UB Closes Shale Institute
by Buck Quigley - posted 3:53 pm, November 19, 2012
Satish K. Tripathi, president of the State University of New York at Buffalo, sent an email to all university employees this afternoon, announcing his decision to close the much-criticized Shale Resources and Society Institute at UB—less than eight months after its existence was revealed to the public.
Dear University Community:
Issues related to energy and the environment represent a critical, broadly defined area of inquiry in the 21st century, one of tremendous and growing scientific, social, and economic importance. There is therefore a vital need for the highest quality of research, scholarship, and educational initiatives in these areas.
Given our geographic situation as well as our extensive faculty expertise in issues related to energy, water, and the environment, the University at Buffalo is positioned to play a leading research role in these areas. Understanding and addressing these issues effectively therefore requires a program of sufficient scale to encompass the scope and complexities of this topic.
To fulfill UB’s mission of academic excellence, it is imperative that our research is of appropriate scope, and that it has strong faculty presence. Moreover, conducting research that has such profound environmental, societal, public health, and economic implications requires that we adhere to the utmost standards of academic integrity and transparency. It must be remembered that the issues associated with natural gas production from shale are broad and complex, with extensive public implications. It is with these considerations in mind that we must assess the mission and practices of the Shale Resources and Society Institute.
After consultation with faculty and our academic administration, Provost Zukoski, Dean Pitman and I concur that:
· Research of such considerable societal importance and impact cannot be effectively conducted with a cloud of uncertainty over its work.
· While UB’s policies that govern disclosure of significant financial interests and sources of support are strong and consistent with federal guidelines, these policies are in need of further clarification and because of this lack of clarity were inconsistently applied. (To remedy this, UB has established a committee with participation of the faculty senate with the goal of developing recommendations to strengthen and clarify our policies in these areas.)
· The institute lacks sufficient faculty presence in fields associated with energy production from shale for the institute to meet its stated mission.
· Conflicts-both actual and perceived-can arise between sources of research funding and expectations of independence when reporting research results. This, in turn, impacted the appearance of independence and integrity of the institute’s research.

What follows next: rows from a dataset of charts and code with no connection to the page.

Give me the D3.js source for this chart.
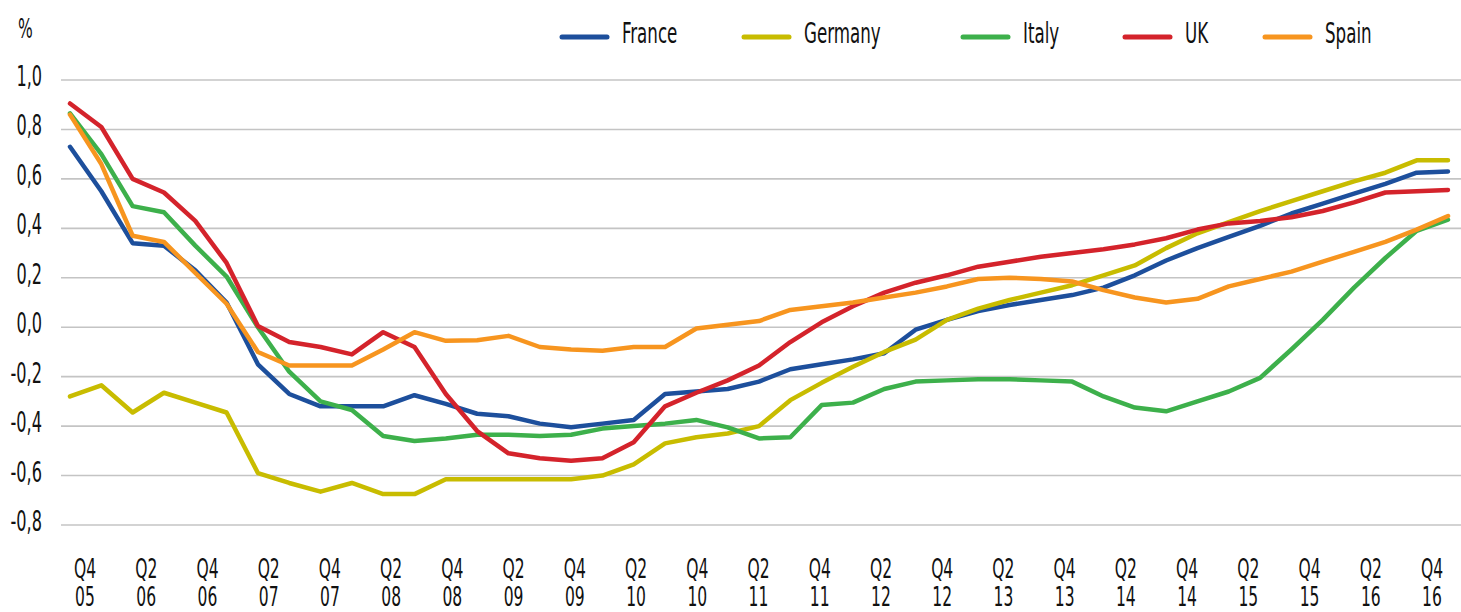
<!DOCTYPE html>
<html>
<head>
<meta charset="utf-8">
<script src="https://cdn.jsdelivr.net/npm/d3@7"></script>
<style>
	html, body { margin: 0; padding: 0; background: #fff; }
	svg { display: block; }
	text { font-family: "Liberation Sans Narrow", "DejaVu Sans Condensed", "Roboto", sans-serif; fill: #111; }
</style>
</head>
<body>
<div id="chart"></div>
<script>
// Quarters from Q4 2005 to Q4 2016
const quarters = [
	"Q4 05",
	"Q1 06", "Q2 06", "Q3 06", "Q4 06",
	"Q1 07", "Q2 07", "Q3 07", "Q4 07",
	"Q1 08", "Q2 08", "Q3 08", "Q4 08",
	"Q1 09", "Q2 09", "Q3 09", "Q4 09",
	"Q1 10", "Q2 10", "Q3 10", "Q4 10",
	"Q1 11", "Q2 11", "Q3 11", "Q4 11",
	"Q1 12", "Q2 12", "Q3 12", "Q4 12",
	"Q1 13", "Q2 13", "Q3 13", "Q4 13",
	"Q1 14", "Q2 14", "Q3 14", "Q4 14",
	"Q1 15", "Q2 15", "Q3 15", "Q4 15",
	"Q1 16", "Q2 16", "Q3 16", "Q4 16"
];

// Tick labels on the x axis (every second quarter)
const tickLabels = [
	"Q4 05", "Q2 06", "Q4 06", "Q2 07", "Q4 07", "Q2 08", "Q4 08", "Q2 09",
	"Q4 09", "Q2 10", "Q4 10", "Q2 11", "Q4 11", "Q2 12", "Q4 12", "Q2 13",
	"Q4 13", "Q2 14", "Q4 14", "Q2 15", "Q4 15", "Q2 16", "Q4 16"
];

const yTicks = [1.0, 0.8, 0.6, 0.4, 0.2, 0.0, -0.2, -0.4, -0.6, -0.8];

const france = [0.73, 0.55, 0.34, 0.33, 0.23, 0.10, -0.15, -0.27, -0.32, -0.32, -0.32, -0.275, -0.31,
	-0.35, -0.36, -0.39, -0.405, -0.39, -0.375, -0.27, -0.26, -0.25, -0.22, -0.17, -0.15, -0.13,
	-0.105, -0.01, 0.03, 0.065, 0.09, 0.11, 0.13, 0.16, 0.21, 0.27, 0.32, 0.365, 0.41, 0.46, 0.50,
	0.54, 0.58, 0.625, 0.63];

const germany = [-0.28, -0.235, -0.345, -0.265, -0.305, -0.345, -0.59, -0.63, -0.665, -0.63, -0.675,
	-0.675, -0.615, -0.615, -0.615, -0.615, -0.615, -0.60, -0.555, -0.47, -0.445, -0.43, -0.40,
	-0.295, -0.225, -0.16, -0.10, -0.05, 0.03, 0.075, 0.11, 0.14, 0.17, 0.21, 0.25, 0.32, 0.38,
	0.425, 0.47, 0.51, 0.55, 0.59, 0.625, 0.675, 0.675];

const italy = [0.865, 0.70, 0.49, 0.465, 0.33, 0.205, 0.0, -0.18, -0.30, -0.335, -0.44, -0.46, -0.45,
	-0.435, -0.435, -0.44, -0.435, -0.41, -0.40, -0.39, -0.375, -0.405, -0.45, -0.445, -0.315,
	-0.305, -0.25, -0.22, -0.215, -0.21, -0.21, -0.215, -0.22, -0.28, -0.325, -0.34, -0.30, -0.26,
	-0.205, -0.09, 0.03, 0.16, 0.28, 0.39, 0.435];

const uk = [0.905, 0.81, 0.60, 0.545, 0.43, 0.26, 0.005, -0.06, -0.08, -0.11, -0.02, -0.08, -0.27,
	-0.42, -0.51, -0.53, -0.54, -0.53, -0.465, -0.32, -0.265, -0.215, -0.155, -0.06, 0.02, 0.085,
	0.14, 0.18, 0.21, 0.245, 0.265, 0.285, 0.30, 0.315, 0.335, 0.36, 0.395, 0.42, 0.43, 0.445,
	0.47, 0.505, 0.545, 0.55, 0.555];

const spain = [0.86, 0.66, 0.37, 0.345, 0.22, 0.095, -0.10, -0.155, -0.155, -0.155, -0.09, -0.02,
	-0.055, -0.053, -0.035, -0.08, -0.09, -0.095, -0.08, -0.08, -0.005, 0.01, 0.025, 0.07, 0.085,
	0.10, 0.12, 0.14, 0.165, 0.195, 0.20, 0.195, 0.185, 0.15, 0.12, 0.10, 0.115, 0.165, 0.195,
	0.225, 0.265, 0.305, 0.345, 0.395, 0.45];

const seriesNames = ["France", "Germany", "Italy", "UK", "Spain"];
const seriesValues = [france, germany, italy, uk, spain];

// styling, kept apart from the data
const colours = ["#1d4f9c", "#c8bc00", "#3db04b", "#d4232b", "#f7951f"];
const legendX = [560, 742, 961, 1123, 1263];

const width = 1461, height = 612;
const textScale = 0.64;

const svg = d3.select("#chart").append("svg")
	.attr("width", width)
	.attr("height", height);

// Scales
const x = d3.scalePoint().domain(quarters).range([70, 1448]);
const xLabels = d3.scalePoint().domain(tickLabels).range([85, 1432]);
const y = d3.scaleLinear().domain([-0.8, 1.0]).range([525, 80]);

// helper: condensed text placed with a transform
function placeText(sel, tx, ty) {
	return sel.attr("transform", (d, i) => `translate(${tx(d, i)},${ty(d, i)}) scale(${textScale},1)`);
}

// Gridlines
svg.append("g")
	.selectAll("line")
	.data(yTicks)
	.enter()
	.append("line")
	.attr("x1", 61)
	.attr("x2", width)
	.attr("y1", d => y(d))
	.attr("y2", d => y(d))
	.attr("stroke", "#c4c4c4")
	.attr("stroke-width", 1.6);

// Y labels
placeText(svg.append("g")
	.selectAll("text")
	.data(yTicks)
	.enter()
	.append("text")
	.attr("text-anchor", "end")
	.style("font-size", "28px")
	.text(d => d3.format(".1f")(d).replace(".", ",").replace("−", "-")),
	() => 42, d => y(d) + 6);

// "%" unit
svg.append("text")
	.attr("transform", `translate(18,38) scale(${textScale},1)`)
	.style("font-size", "27px")
	.text("%");

// X labels (two lines)
const xl = svg.append("g")
	.selectAll("g")
	.data(tickLabels)
	.enter()
	.append("g")
	.attr("transform", d => `translate(${xLabels(d)},0)`);

xl.append("text")
	.attr("text-anchor", "middle")
	.attr("transform", `translate(0,578) scale(${textScale},1)`)
	.style("font-size", "27px")
	.text(d => d.split(" ")[0]);

xl.append("text")
	.attr("text-anchor", "middle")
	.attr("transform", `translate(0,606) scale(${textScale},1)`)
	.style("font-size", "27px")
	.text(d => d.split(" ")[1]);

// Lines
const line = d3.line()
	.x((d, i) => x(quarters[i]))
	.y(d => y(d));

svg.append("g")
	.selectAll("path")
	.data(seriesValues)
	.enter()
	.append("path")
	.attr("d", d => line(d))
	.attr("fill", "none")
	.attr("stroke", (d, i) => colours[i])
	.attr("stroke-width", 4.5)
	.attr("stroke-linejoin", "round")
	.attr("stroke-linecap", "round");

// Legend
const legend = svg.append("g")
	.selectAll("g")
	.data(seriesNames)
	.enter()
	.append("g")
	.attr("transform", (d, i) => `translate(${legendX[i]},0)`);

legend.append("line")
	.attr("x1", 2)
	.attr("x2", 47)
	.attr("y1", 37)
	.attr("y2", 37)
	.attr("stroke", (d, i) => colours[i])
	.attr("stroke-width", 5)
	.attr("stroke-linecap", "round");

legend.append("text")
	.attr("transform", `translate(62,43) scale(${textScale},1)`)
	.style("font-size", "29px")
	.text(d => d);
</script>
</body>
</html>
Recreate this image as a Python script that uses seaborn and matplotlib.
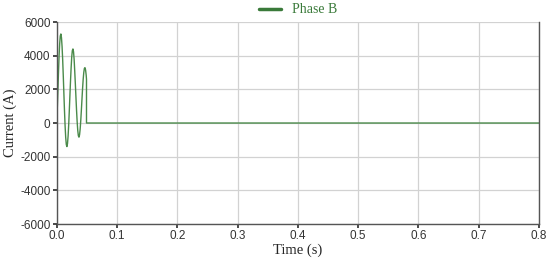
import numpy as np
import pandas as pd
import matplotlib
matplotlib.use("Agg")
import matplotlib.pyplot as plt
import seaborn as sns

# ------------------------------
# Data (1 ms steps for the fault transient)
# ------------------------------
time_s = [0.000, 0.001, 0.002, 0.003, 0.004, 0.005, 0.006, 0.007, 0.008, 0.009,
          0.010, 0.011, 0.012, 0.013, 0.014, 0.015, 0.016, 0.017, 0.018, 0.019,
          0.020, 0.021, 0.022, 0.023, 0.024, 0.025, 0.026, 0.027, 0.028, 0.029,
          0.030, 0.031, 0.032, 0.033, 0.034, 0.035, 0.036, 0.037, 0.038, 0.039,
          0.040, 0.041, 0.042, 0.043, 0.044, 0.045, 0.046, 0.047, 0.048, 0.049,
          0.0495, 0.0495, 0.800]
current_b = [0, 800, 1860, 2974, 3955, 4709, 5168, 5290, 5071, 4539,
             3752, 2790, 1750, 734, -160, -850, -1275, -1400, -1223, -768,
             -88, 743, 1640, 2513, 3277, 3920, 4300, 4400, 4230, 3780,
             3073, 2329, 1530, 755, 78, -439, -753, -840, -701, -357,
             150, 764, 1420, 2052, 2598, 3007, 3244, 3290, 3148, 2837,
             2600, 0, 0]

x_ticks = [0.0, 0.1, 0.2, 0.3, 0.4, 0.5, 0.6, 0.7, 0.8]
y_ticks = [-6000, -4000, -2000, 0, 2000, 4000, 6000]

df = pd.DataFrame({"Time (s)": time_s, "Current (A)": current_b})

sns.set_theme(style="white")
plt.rcParams["font.family"] = ["Liberation Sans", "DejaVu Sans"]

fig = plt.figure(figsize=(5.5, 2.59), dpi=100)
ax = fig.add_axes([0.103, 0.135, 0.877, 0.78])

sns.lineplot(data=df, x="Time (s)", y="Current (A)", color="#4a8a4a",
             linewidth=1.0, label="Phase B", ax=ax, sort=False,
             estimator=None, errorbar=None)

ax.set_xlim(0, 0.8)
ax.set_ylim(-6000, 6000)
ax.set_xticks(x_ticks)
ax.set_yticks(y_ticks)
ax.set_xticklabels([f"{v:.1f}" for v in x_ticks])
ax.set_yticklabels([str(v) for v in y_ticks])
ax.tick_params(axis="both", labelsize=8.5, colors="#333333", length=3,
               direction="out", bottom=True, left=True, pad=1.5)

ax.grid(True, color="#d2d2d2", linewidth=0.9)
for side in ["left", "bottom", "right"]:
    ax.spines[side].set_color("#555555")
    ax.spines[side].set_linewidth(1.0)
ax.spines["top"].set_visible(False)

serif = ["Liberation Serif", "DejaVu Serif"]
ax.set_xlabel("Time (s)", fontsize=10.5, family=serif, labelpad=1)
ax.set_ylabel("Current (A)", fontsize=10.5, family=serif, labelpad=2)

leg = ax.legend(loc="lower center", bbox_to_anchor=(0.5, 1.0), frameon=False,
                prop={"family": serif, "size": 10}, handlelength=1.6,
                borderaxespad=0.0)
for txt in leg.get_texts():
    txt.set_color("#3a7a3a")
for line in leg.get_lines():
    line.set_linewidth(2.5)
    line.set_color("#3a7a3a")

fig.savefig("out.png", dpi=100)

The university upholds academic freedom as a core principle of our institutional mission. With that being said, academic freedom carries with it inherent responsibilities. The Shale Resources and Society Institute’s May 15, 2012 report, “Environmental Impacts during Marcellus Shale Gas Drilling: Causes, Impacts, and Remedies,” led to allegations questioning whether historical financial interests influenced the authors’ conclusions. The fundamental source of controversy revolves around clarity and substantiation of conclusions. Every faculty member has a responsibility to ensure that conclusions in technical reports or papers are unambiguous and supported by the presented data. It is imperative that our faculty members adhere to rigorous standards of academic integrity, intellectual honesty, transparency, and the highest ethical conduct in their work.
Because of these collective concerns, I have decided to close the Shale Resources and Society Institute.
To leverage our university’s considerable faculty expertise in the area of energy and the environment and to address these issues with appropriate breadth and complexity, UB will establish a comprehensive program of scholarship and education that addresses issues in this broadly defined area of research. Accordingly, I have asked Provost Zukoski to work with academic deans, the vice president for research and economic development, and the faculty researchers across the disciplines who have expertise in this broad field to create a faculty-driven process that provides appropriate scope and scale for UB’s scholarship in energy and environmental sciences.
As a leading research university with a long history of leadership in sustainability, water, and energy-related issues, the University at Buffalo has the potential to be a leading voice in this national and global conversation. Across the disciplines, we have a number of faculty experts who are conducting vital research in these areas. We need to bring these faculty together and harness their intellectual energy in order to address these issues in an interdisciplinary, comprehensive, and focused way. UB can be a key institutional leader in this critical field of energy and the environment. To do so, we need to be deliberate and thoughtful, with an eye toward the long-range implications of this research, which has tremendous local, national, and global impact.
Satish K. Tripathi
The Shale Resources and Society Institute—or SRSI—became public on April 5, 2012, when it was first reported by Artvoice. Opposition to the institute grew after its first and only report was thoroughly debunked by the Public Accountability Initiative (PAI). Their critique was picked up by media outlets across the country, drawing increased scrutiny on a national scale. On top of this, a well-organized group of UB faculty, staff, students and concerned community members called the Coalition for Leading Ethically in Academic Research (UB CLEAR)—came together to keep the concern focused on academic integrity at UB. Last week, PAI followed up with another report sent to SUNY Trustees, criticizing president Tripathi’s failure to disclose information pertaining to the founding and funding of SRSI. Over the weekend, an online petition calling for the closure of SRSI had collected over 10,000 signatures.
Now the institute—which was made up of individuals with ties to the natural gas industry, and whose only report was riddled with incorrect math—is no more.